Disheartened by the administration's success with the Supreme Court nomination of Judge Samuel A. Alito Jr., Democratic leaders say that President Bush is putting an enduring conservative ideological imprint on the nation's judiciary, and that they see little hope of holding off the tide without winning back control of the Senate or the White House.This is a tremendously important lesson. I have heard so many liberals say that they only want to talk about ideology. They want to rely on the portrayal of judging as ideological, but then deny the President his choice of ideology. This doesn't work, and it shouldn't work. If we accept the foundation of the argument -- that judging is ideological -- then there is no trump to the President's appointment power when his party controls the Senate. Your unhappiness with the President's choice of ideology has one answer: Win elections. By declining to frame arguments in terms of legal analysis, the Democrats empowered the nominee to win by simply explaining a lot of legal arguments.
In interviews, Democrats said the lesson of the Alito hearings was that this White House could put on the bench almost any qualified candidate, even one whom Democrats consider to be ideologically out of step with the country.
That conclusion amounts to a repudiation of a central part of a strategy Senate Democrats settled on years ago in a private retreat where they discussed how to fight a Bush White House effort to recast the judiciary: to argue against otherwise qualified candidates by saying they would take the courts too far to the right.
Even though Democrats thought from the beginning that they had little hope of defeating the nomination, they were dismayed that a nominee with such clear conservative views - in particular a written record of opposition to abortion rights - appeared to be stirring little opposition.
Several Democrats expressed frustration over what they saw as the Republicans outmaneuvering them by drawing attention to an episode Wednesday when Judge Alito's wife, Martha-Ann, began crying as her husband was being questioned. That evening, senior Democratic senate aides convened at the Dirksen Senate Office Building, stunned at the realization that the pictures of a weeping Mrs. Alito were being broadcast across the nation - as opposed to, for example, images of Senator Edward M. Kennedy, Democrat of Massachusetts, pressing Judge Alito about his membership in an alumni club that resisted affirmative action efforts.We'll never hear the end of the wife's crying. It's becoming mythic. If only that hadn't happened, we could have gotten some footing out of Kennedy badgering him about the alumni club. But the crying resonated because we experienced the questions as unfair and because we too were exasperated by what we could see was political posturing.

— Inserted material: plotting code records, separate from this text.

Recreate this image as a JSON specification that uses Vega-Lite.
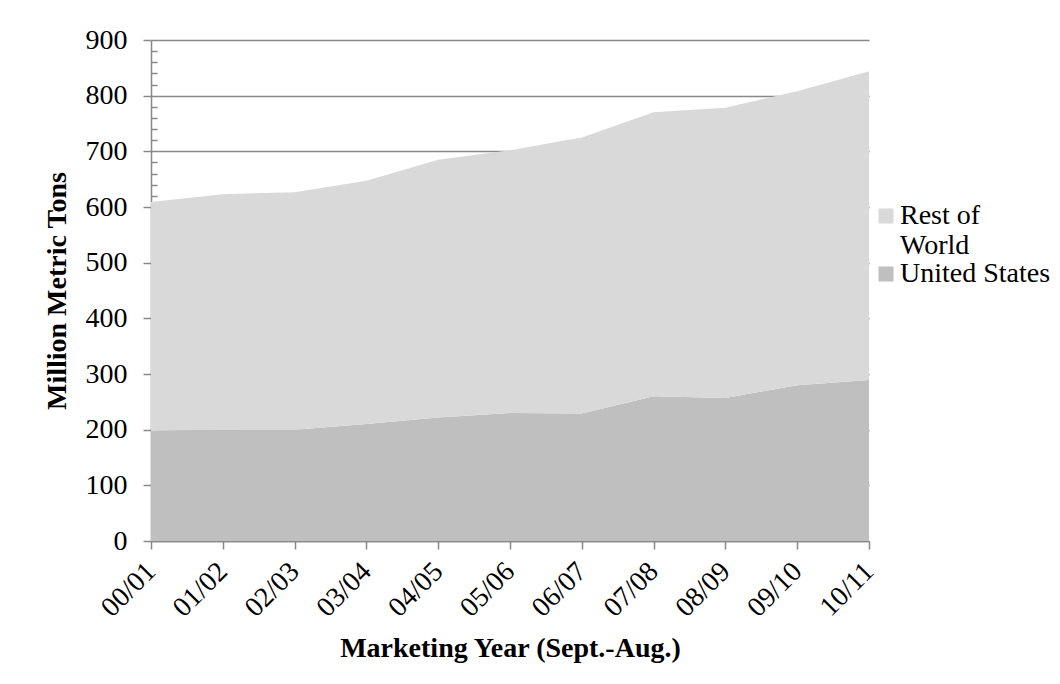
{
  "$schema": "https://vega.github.io/schema/vega-lite/v6.json",
  "autosize": {"type": "none"},
  "width": 718,
  "height": 501,
  "padding": {"left": 151, "top": 40, "right": 191, "bottom": 143},
  "background": "white",
  "config": {
    "font": "Liberation Serif",
    "view": {"stroke": null},
    "axis": {"labelFont": "Liberation Serif", "titleFont": "Liberation Serif", "labelColor": "black", "titleColor": "black", "domainColor": "#898989", "tickColor": "#898989", "gridColor": "#898989", "domainWidth": 1.5, "tickWidth": 1.5, "gridWidth": 1.5}
  },
  "data": {
    "values": [
      {"year": "00/01", "series": "United States", "value": 197.5},
      {"year": "01/02", "series": "United States", "value": 199},
      {"year": "02/03", "series": "United States", "value": 200},
      {"year": "03/04", "series": "United States", "value": 210},
      {"year": "04/05", "series": "United States", "value": 222},
      {"year": "05/06", "series": "United States", "value": 230},
      {"year": "06/07", "series": "United States", "value": 229},
      {"year": "07/08", "series": "United States", "value": 260},
      {"year": "08/09", "series": "United States", "value": 257},
      {"year": "09/10", "series": "United States", "value": 280},
      {"year": "10/11", "series": "United States", "value": 289},
      {"year": "00/01", "series": "Rest of World", "value": 411.5},
      {"year": "01/02", "series": "Rest of World", "value": 424},
      {"year": "02/03", "series": "Rest of World", "value": 426.5},
      {"year": "03/04", "series": "Rest of World", "value": 437},
      {"year": "04/05", "series": "Rest of World", "value": 463},
      {"year": "05/06", "series": "Rest of World", "value": 472},
      {"year": "06/07", "series": "Rest of World", "value": 496},
      {"year": "07/08", "series": "Rest of World", "value": 510},
      {"year": "08/09", "series": "Rest of World", "value": 521.5},
      {"year": "09/10", "series": "Rest of World", "value": 528},
      {"year": "10/11", "series": "Rest of World", "value": 555}
    ]
  },
  "mark": {"type": "area", "opacity": 1},
  "encoding": {
    "x": {
      "field": "year", "type": "ordinal",
      "scale": {"type": "point", "padding": 0},
      "axis": {"title": "Marketing Year (Sept.-Aug.)", "titleFontSize": 28, "titleFontWeight": "bold", "titlePadding": 13, "labelFontSize": 28, "labelAngle": -45, "labelAlign": "right", "labelBaseline": "middle", "labelPadding": 18, "tickSize": 8, "grid": false}
    },
    "y": {
      "field": "value", "type": "quantitative", "stack": "zero",
      "scale": {"domain": [0, 900], "nice": false},
      "axis": {
        "title": "Million Metric Tons", "titleFontSize": 28, "titleFontWeight": "bold", "titlePadding": 14,
        "labelFontSize": 28, "labelPadding": 16,
        "values": [0,20,40,60,80,100,120,140,160,180,200,220,240,260,280,300,320,340,360,380,400,420,440,460,480,500,520,540,560,580,600,620,640,660,680,700,720,740,760,780,800,820,840,860,880,900],
        "labelExpr": "datum.value % 100 == 0 ? datum.label : ''",
        "tickSize": {"condition": {"test": "datum.value % 100 == 0", "value": 8}, "value": -6},
        "gridOpacity": {"condition": {"test": "datum.value % 100 == 0", "value": 1}, "value": 0},
        "labelBound": false, "labelOverlap": false
      }
    },
    "color": {
      "field": "series", "type": "nominal",
      "scale": {"domain": ["Rest of World", "United States"], "range": ["#d9d9d9", "#bfbfbf"]},
      "legend": {"title": null, "orient": "none", "legendX": 721, "legendY": 162, "symbolType": "square", "symbolSize": 225, "symbolStrokeWidth": 0, "labelOffset": 0, "labelFontSize": 28, "labelFont": "Liberation Serif", "labelColor": "black", "labelExpr": "datum.label == 'Rest of World' ? ['Rest of', 'World'] : datum.label", "labelLimit": 300, "rowPadding": -5}
    },
    "order": {"field": "series", "sort": "descending"}
  }
}
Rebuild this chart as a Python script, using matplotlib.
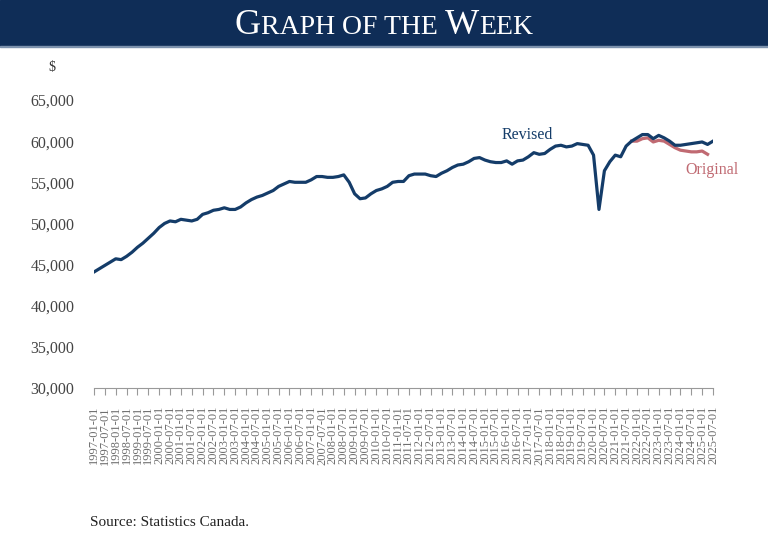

"Had she not cried, we would have won that day," said one Senate strategist involved in the hearings, who did not want to be quoted by name discussing the Democrats' problems. "It got front-page attention. It was on every local news show."
Beyond that, Democrats said Judge Alito had turned out to be a more skillful witness than they had expected. They said Democrats on the Judiciary Committee had been outflanked in their efforts to pin down Judge Alito on any issues, and that some of the questioners - notably Senator Joseph R. Biden Jr., Democrat of Delaware - devoted more time to talking than to pressing the nominee for answers.
We hear a lot about the crying, but there is at least as much talk about how long the Senators spoke. They seemed to be making political speeches, which really was consistent with their own bad decision to portray judging as a political enterprise. If we'd believed that portrayal, their expressions of political preferences would have seemed quite relevant. But people aren't buying that portrayal, and they shouldn't. What judges do is different from what Senators do, and they need arguments that make sense as a criticism of judging.
"[W]hat has happened is that this has turned into a political campaign," [Senator Kennedy] said. "The whole process has become so politicized that I think the American people walk away more confused about the way these people stand."How are people confused? If it's political, the winners of the elections should prevail. If you want to say it's not political, then why did you portray it as political, throughout the hearings and as part of a strategy devised years ago at your retreat?